Organisations issue certificates to acknowledge an achievement.    It is normally signed, and looks official.

Coverage
A certificate can be precise in what it states, or it can be vague.

It may state that you obtained 68% in an exam on module 5b of the advanced piano tuners course from the Society of Piano Tuners on the 15th August 2002.

Or it may simply state that the Society thinks you are a competent piano tuner.

So certificates should be interpreted with care.    If you have to pass an exam to join an organisation, their membership certificate vouchsafes some level of competence.    But if membership is open to all it does not.

Membership of a Chartered Institute implies a level of proficiency;   that of a local natural history society only an interest in the subject.

Common Types of Certificate
Membership certificates are one common type.

A completion certificate is another.    This acknowledges that the learner has completed a course, but says nothing about what has been learned, or what level the learner has reached, normally because no formal assessment has taken place.
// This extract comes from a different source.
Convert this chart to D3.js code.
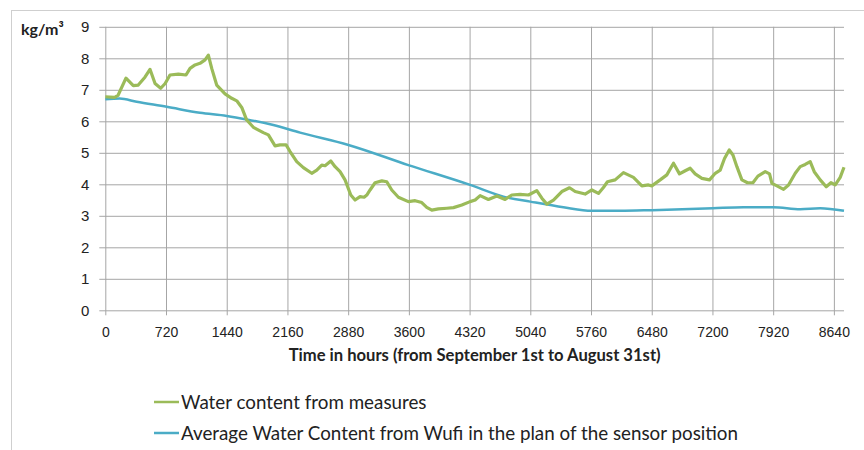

Other certificates may acknowledge a level of competence which has been demonstrated to the satisfaction of the issuing body, through some examination or assessment process.

But a certificate, even one which acknowledges a level of professional competence, does not necessarily imply a right to practice, or constitute a licence in itself.

Diplomas
Diploma, like certificate, does not necessarily indicate a particular level of qualification.

Providers who offer both certificates and diplomas would normally regard the diploma as the higher award, but there are no regulations which require them to do so.

Nor is there any commonly-agreed understanding of the level that a diploma might recognise.

Course content
What matters is not what the qualification is called, but whether it is widely recognised by employers, professional bodies, and others.    And that may depend more on the content of the course than the qualification at the end of it.

For example, if you want to become a counsellor, accredited by the British Association for Counselling & Psychotherapy (BACP), they will only accept a diploma if the course included a supervised placement within it.